Par ailleurs, la démonstration de force américaine est « un message pour la Russie dont l’intérêt est que cette guerre se poursuive pour que tout le soutien américain se tourne vers Israël au lieu de l’Ukraine », explique le général Hicham El-Halaby. Selon Abbas Nagui, expert au CEPS d’Al-Ahram : « Washington cherche depuis le déclenchement de la guerre en Ukraine à gérer une guerre indirecte avec la Russie à travers la guerre en Ukraine pour essayer d’orienter les résultats de cette guerre vers une voie qui préserve la position des Etats-Unis en tant que principale puissance internationale, après que cette position avait été sous pression en raison des évolutions mondiales au cours de la dernière décennie ».
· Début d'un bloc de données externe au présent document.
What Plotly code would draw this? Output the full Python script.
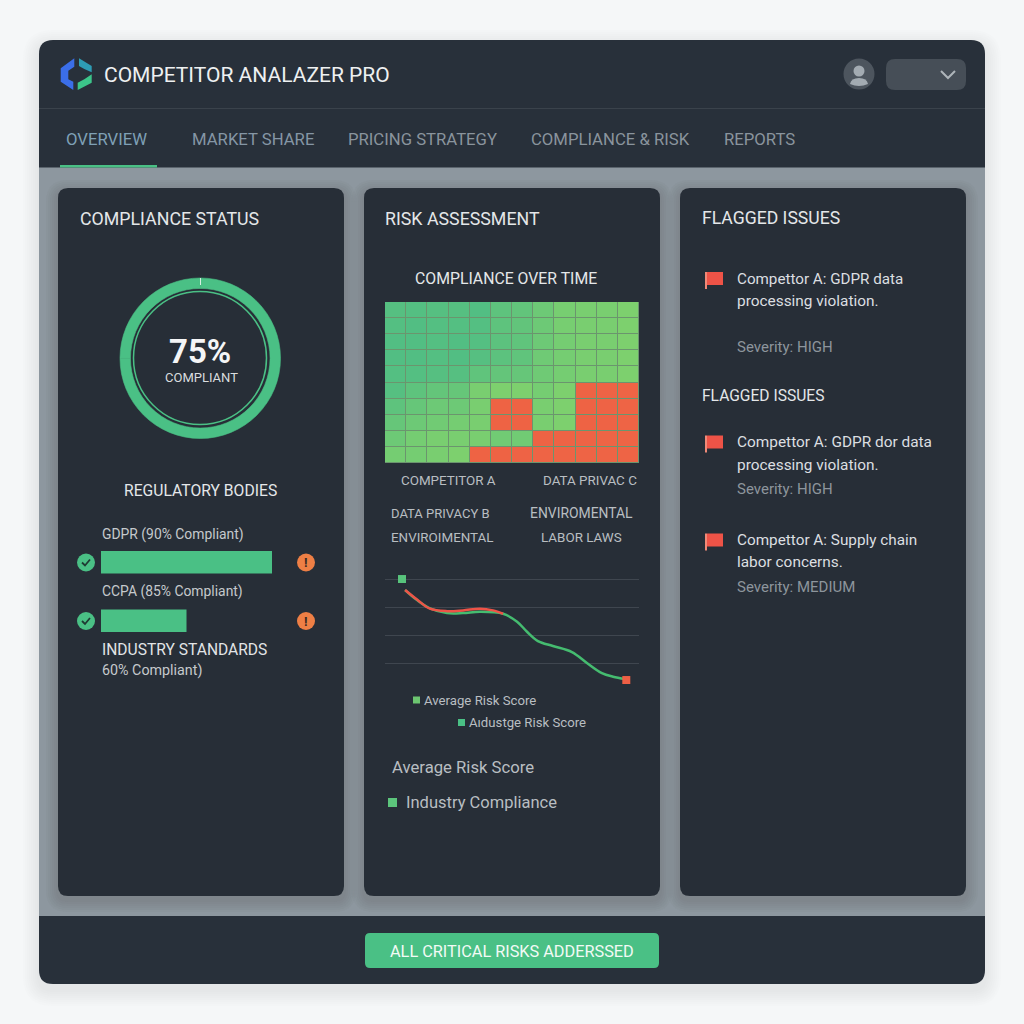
import plotly.graph_objects as go

# heatmap: compliance score per cell (low = red)
heat_values = [
    [92, 93, 92, 92, 94, 88, 86, 80, 75, 74, 74, 72],
    [93, 94, 93, 93, 93, 88, 86, 80, 75, 74, 74, 72],
    [94, 94, 93, 94, 93, 89, 87, 80, 76, 74, 74, 72],
    [94, 94, 93, 94, 92, 89, 87, 79, 76, 74, 74, 72],
    [93, 93, 92, 92, 87, 85, 84, 79, 76, 74, 74, 72],
    [92, 88, 85, 84, 74, 71, 70, 76, 72, 12, 13, 16],
    [88, 84, 80, 80, 74, 10, 11, 74, 72, 12, 13, 16],
    [84, 80, 78, 76, 74, 10, 11, 74, 72, 12, 13, 16],
    [80, 76, 74, 74, 74, 78, 78, 10, 13, 13, 14, 16],
    [76, 76, 74, 72, 10, 11, 13, 14, 15, 15, 16, 16],
]

# risk score lines
green_t = [7.9, 12.6, 17.7, 24.4, 30.7, 37.4, 46.5, 52, 55.9, 60.2, 66.1, 73.6, 79.5, 85.4, 89.8, 94.5]
green_v = [90.2, 81.2, 73.8, 69.6, 69.6, 70.8, 69, 61.9, 52.9, 44.6, 40.2, 34.8, 25, 16, 12.8, 10.7]
red_t = [7.9, 12.6, 17.7, 24.4, 30.7, 37.4, 42.5, 46.5]
red_v = [90.2, 81.7, 73.5, 71.3, 72, 73.5, 72, 69]
start_t, start_v = [6.7], [100]
end_t, end_v = [95], [9.8]

# regulatory bars
bar_names = ["GDPR", "CCPA"]
bar_values = [90, 45]

# gauge
gauge_values = [75, 25]

DARK = "#28303A"
PANEL = "#272E37"
GREEN = "#4AC085"
TEXT = "#E4E7E9"
MUTED = "#B9BEC2"
GREY = "#8D979F"
FONT = "Roboto"


def px(x):
    return x / 1024


def py(y):
    return 1 - y / 1024


def rounded(x0, y0, x1, y1, r):
    a, b, c, d = px(x0), py(y0), px(x1), py(y1)
    rx, ry = r / 1024, r / 1024
    return (f"M{a+rx},{b} L{c-rx},{b} Q{c},{b} {c},{b-ry} L{c},{d+ry} Q{c},{d} {c-rx},{d} "
            f"L{a+rx},{d} Q{a},{d} {a},{d+ry} L{a},{b-ry} Q{a},{b} {a+rx},{b} Z")


shapes = []


def box(x0, y0, x1, y1, r, color, opacity=1):
    shapes.append(dict(type="path", path=rounded(x0, y0, x1, y1, r), xref="paper", yref="paper",
                       fillcolor=color, opacity=opacity, line_width=0, layer="below"))


def rect(x0, y0, x1, y1, color, opacity=1):
    shapes.append(dict(type="rect", x0=px(x0), x1=px(x1), y0=py(y0), y1=py(y1), xref="paper", yref="paper",
                       fillcolor=color, opacity=opacity, line_width=0, layer="below"))


def poly(points, color):
    d = "M" + " L".join(f"{px(x)},{py(y)}" for x, y in points) + " Z"
    shapes.append(dict(type="path", path=d, xref="paper", yref="paper", fillcolor=color, line_width=0, layer="below"))


def stroke(points, color, width):
    d = "M" + " L".join(f"{px(x)},{py(y)}" for x, y in points)
    shapes.append(dict(type="path", path=d, xref="paper", yref="paper", line=dict(color=color, width=width), layer="above"))


def circle(cx, cy, r, fill=None, line=None, width=0):
    shapes.append(dict(type="circle", x0=px(cx - r), x1=px(cx + r), y0=py(cy - r), y1=py(cy + r),
                       xref="paper", yref="paper", fillcolor=fill or "rgba(0,0,0,0)",
                       line=dict(color=line or "rgba(0,0,0,0)", width=width), layer="above"))


annotations = []


def label(x, y, text, size, color=TEXT, anchor="left", bold=False):
    # annotations carry about 2px of padding on the left
    if anchor == "left":
        x = x - 2
    annotations.append(dict(x=px(x), y=py(y), xref="paper", yref="paper", text=f"<b>{text}</b>" if bold else text,
                            showarrow=False, xanchor=anchor, yanchor="middle",
                            font=dict(family=FONT, size=size, color=color)))


# page and card
rect(0, 0, 1024, 1024, "#F5F7F8")
for g in range(16, 0, -2):
    box(39 - g, 40 - g + 6, 985 + g, 984 + g + 6, 14 + g, "#9AA8A2", 0.025)
box(39, 40, 985, 984, 14, DARK)
rect(39, 167.5, 985, 916, GREY)
rect(39, 108, 985, 109, "#3A424B")
rect(60, 165, 157, 167.5, GREEN)

# panels with soft shadow
for x0, x1 in [(58, 344), (364, 660), (680, 966)]:
    for g in range(12, 0, -2):
        box(x0 - g, 188 - g + 4, x1 + g, 896 + g + 4, 10 + g, "#5A636B", 0.05)
    box(x0, 188, x1, 896, 10, PANEL)

# logo
poly([(60.7, 68.3), (74.3, 58.3), (74.3, 66.7), (68.3, 70.7), (68.3, 79.3), (73.3, 81.7), (73.3, 90), (60.7, 81.7)], "#3B6EE8")
poly([(79, 58.3), (91.7, 66), (91.7, 72.3), (84.3, 69), (79, 66)], "#2E9DB5")
poly([(77.7, 82.7), (84.3, 79.3), (91.7, 74.3), (91.7, 82.7), (77.7, 90)], "#3CC58A")
label(104, 75, "COMPETITOR ANALAZER PRO", 21, "#EEF0F1")

# user widgets
circle(859, 74, 15.5, fill="#4D555E")
circle(859, 71, 5.5, fill="#A3ABB2")
shapes.append(dict(type="path", xref="paper", yref="paper", fillcolor="#A3ABB2", line_width=0, layer="above",
                   path=f"M{px(850)},{py(84)} Q{px(851)},{py(78)} {px(859)},{py(78)} Q{px(867)},{py(78)} {px(868)},{py(84)} Q{px(859)},{py(88)} {px(850)},{py(84)} Z"))
box(886, 59, 966, 90, 9, "#464E57")
stroke([(941, 71), (948, 78), (955, 71)], "#AEB5BA", 2)

# tabs
label(66, 139, "OVERVIEW", 16.7, "#7FA0B6")
label(192, 139, "MARKET SHARE", 16.7, "#8596A5")
label(348, 139, "PRICING STRATEGY", 16.7, "#8A949D")
label(531, 139, "COMPLIANCE &amp; RISK", 16.7, "#8A949D")
label(724, 139, "REPORTS", 16.7, "#8A949D")

# left panel
label(80, 218, "COMPLIANCE STATUS", 17.8)
circle(200, 358, 66.5, line=GREEN, width=1.5)
stroke([(200.5, 278), (200.5, 285)], "#D7EFE2", 1)
label(200, 351, "75%", 33, "#F4F5F6", "center", True)
label(201, 377, "COMPLIANT", 13, "#DADDDF", "center")
label(200, 490, "REGULATORY BODIES", 15.7, TEXT, "center")
label(102, 534, "GDPR (90% Compliant)", 13.9, "#C5C9CC")
label(102, 591, "CCPA (85% Compliant)", 13.9, "#C5C9CC")
label(102, 650, "INDUSTRY STANDARDS", 15.6, "#E2E4E6")
label(102, 670, "60% Compliant)", 14.3, "#C5C9CC")
for cy in [562.5, 621]:
    circle(86, cy, 9, fill=GREEN)
    stroke([(82, cy), (85, cy + 3), (90, cy - 3)], "#1F3A33", 1.8)
    circle(306, cy, 9, fill="#EE7F45")
    label(306, cy, "!", 13, "#3A2A22", "center", True)

# middle panel
label(385, 218, "RISK ASSESSMENT", 17.8)
label(506, 278, "COMPLIANCE OVER TIME", 15.8, TEXT, "center")
rect(385, 302, 639, 463, "#6B956E")
label(401, 480, "COMPETITOR A", 13.4, MUTED)
label(543, 480, "DATA PRIVAC C", 13.4, MUTED)
label(391, 513, "DATA PRIVACY B", 13, MUTED)
label(530, 513, "ENVIROMENTAL", 13.9, MUTED)
label(391, 537, "ENVIROIMENTAL", 13.4, MUTED)
label(541, 537, "LABOR LAWS", 13.4, MUTED)
rect(413, 696.5, 420, 703.5, "#6CC570")
label(424, 700, "Average Risk Score", 13.2, MUTED)
rect(458, 719, 465, 726, GREEN)
label(469, 722, "Aıdustge Risk Score", 13.2, MUTED)
label(392, 767, "Average Risk Score", 16.7, MUTED)
rect(388, 798, 397, 807, "#5CC57C")
label(406, 802, "Industry Compliance", 16.5, MUTED)

# right panel
label(702, 218, "FLAGGED ISSUES", 17.6)
label(702, 396, "FLAGGED ISSUES", 15.6)
for fy in [272, 435.5, 533.5]:
    rect(705, fy, 707, fy + 17, "#F08A78")
    rect(707, fy, 723, fy + 13, "#EE5347")
label(737, 279, "Compettor A: GDPR data", 15.2, "#DCDFE1")
label(737, 301, "processing violation.", 15.4, "#DCDFE1")
label(737, 347, "Severity: HIGH", 15, "#8D959C")
label(737, 442, "Compettor A: GDPR dor data", 15.4, "#DCDFE1")
label(737, 465, "processing violation.", 15.4, "#DCDFE1")
label(737, 489, "Severity: HIGH", 15, "#8D959C")
label(737, 540, "Compettor A: Supply chain", 15.3, "#DCDFE1")
label(737, 562, "labor concerns.", 15.4, "#DCDFE1")
label(737, 587, "Severity: MEDIUM", 15, "#8D959C")

# footer
box(365, 933, 659, 968, 5, GREEN)
label(512, 951, "ALL CRITICAL RISKS ADDERSSED", 16.3, "#F2FAF5", "center")

fig = go.Figure()

fig.add_trace(go.Heatmap(
    z=heat_values, xgap=1, ygap=1, showscale=False, zmin=0, zmax=100, xaxis="x", yaxis="y", hoverinfo="skip",
    colorscale=[[0, "#EE6042"], [0.2, "#EE6546"], [0.21, "#7DD06E"], [0.72, "#7DD06E"], [0.95, "#50BD84"], [1, "#50BD84"]],
))

fig.add_trace(go.Scatter(x=green_t, y=green_v, mode="lines", line=dict(color="#45BC70", width=2.5, shape="spline"),
                         xaxis="x2", yaxis="y2", showlegend=False, hoverinfo="skip"))
fig.add_trace(go.Scatter(x=red_t, y=red_v, mode="lines", line=dict(color="#EE5347", width=2.5, shape="spline"),
                         xaxis="x2", yaxis="y2", showlegend=False, hoverinfo="skip"))
fig.add_trace(go.Scatter(x=start_t, y=start_v, mode="markers", marker=dict(symbol="square", size=8, color="#58C47C"),
                         xaxis="x2", yaxis="y2", showlegend=False, hoverinfo="skip", cliponaxis=False))
fig.add_trace(go.Scatter(x=end_t, y=end_v, mode="markers", marker=dict(symbol="square", size=8, color="#EE5F45"),
                         xaxis="x2", yaxis="y2", showlegend=False, hoverinfo="skip", cliponaxis=False))

fig.add_trace(go.Bar(x=bar_values, y=bar_names, orientation="h", width=0.385, marker=dict(color=GREEN, line_width=0),
                     xaxis="x3", yaxis="y3", showlegend=False, hoverinfo="skip"))

fig.add_trace(go.Pie(values=gauge_values, hole=0.87, sort=False, direction="clockwise", textinfo="none",
                     marker=dict(colors=[GREEN, GREEN], line=dict(color=GREEN, width=0.6)), showlegend=False,
                     hoverinfo="skip", domain=dict(x=[px(120), px(280.5)], y=[py(438.5), py(278)])))


def hidden(**kw):
    return dict(visible=False, fixedrange=True, **kw)


fig.update_layout(
    width=1024, height=1024, margin=dict(l=0, r=0, t=0, b=0), autosize=False,
    paper_bgcolor="#F5F7F8", plot_bgcolor="rgba(0,0,0,0)", shapes=shapes, annotations=annotations,
    font=dict(family=FONT),
    xaxis=hidden(domain=[px(385), px(639)], anchor="y"),
    yaxis=hidden(domain=[py(463), py(302)], anchor="x", autorange="reversed"),
    xaxis2=dict(domain=[px(385), px(639)], anchor="y2", range=[0, 100], showgrid=False, zeroline=False,
                showticklabels=False, ticks="", fixedrange=True),
    yaxis2=dict(domain=[py(690), py(575)], anchor="x2", range=[0.9, 103.6], tickvals=[25, 50, 75, 100],
                showgrid=True, gridcolor="#3F464F", gridwidth=1, zeroline=False, showticklabels=False, ticks="",
                fixedrange=True),
    xaxis3=hidden(domain=[px(101), px(291)], anchor="y3", range=[0, 100]),
    yaxis3=hidden(domain=[py(650), py(533)], anchor="x3", autorange="reversed", type="category"),
)

fig.write_html("out.html", config=dict(displayModeBar=False),
               post_script="document.body.style.margin='0';document.body.style.overflow='hidden';")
« Dans l’ensemble, l’Administration Biden est confrontée à un chemin difficile. Elle doit simultanément maintenir la sécurité d’Israël, renforcer la capacité de l’Ukraine dans sa confrontation avec la Russie et naviguer dans la bataille politique interne avec les républicains », conclut Maha Allam, alors que Bloomberg a rapporté que la Maison Blanche craint qu’Israël n’ait aucun plan sur ce qui arrivera dans la bande de Gaza après l’invasion, et demande aux responsables israéliens de penser au-delà de l’objectif immédiat d’éliminer le Hamas.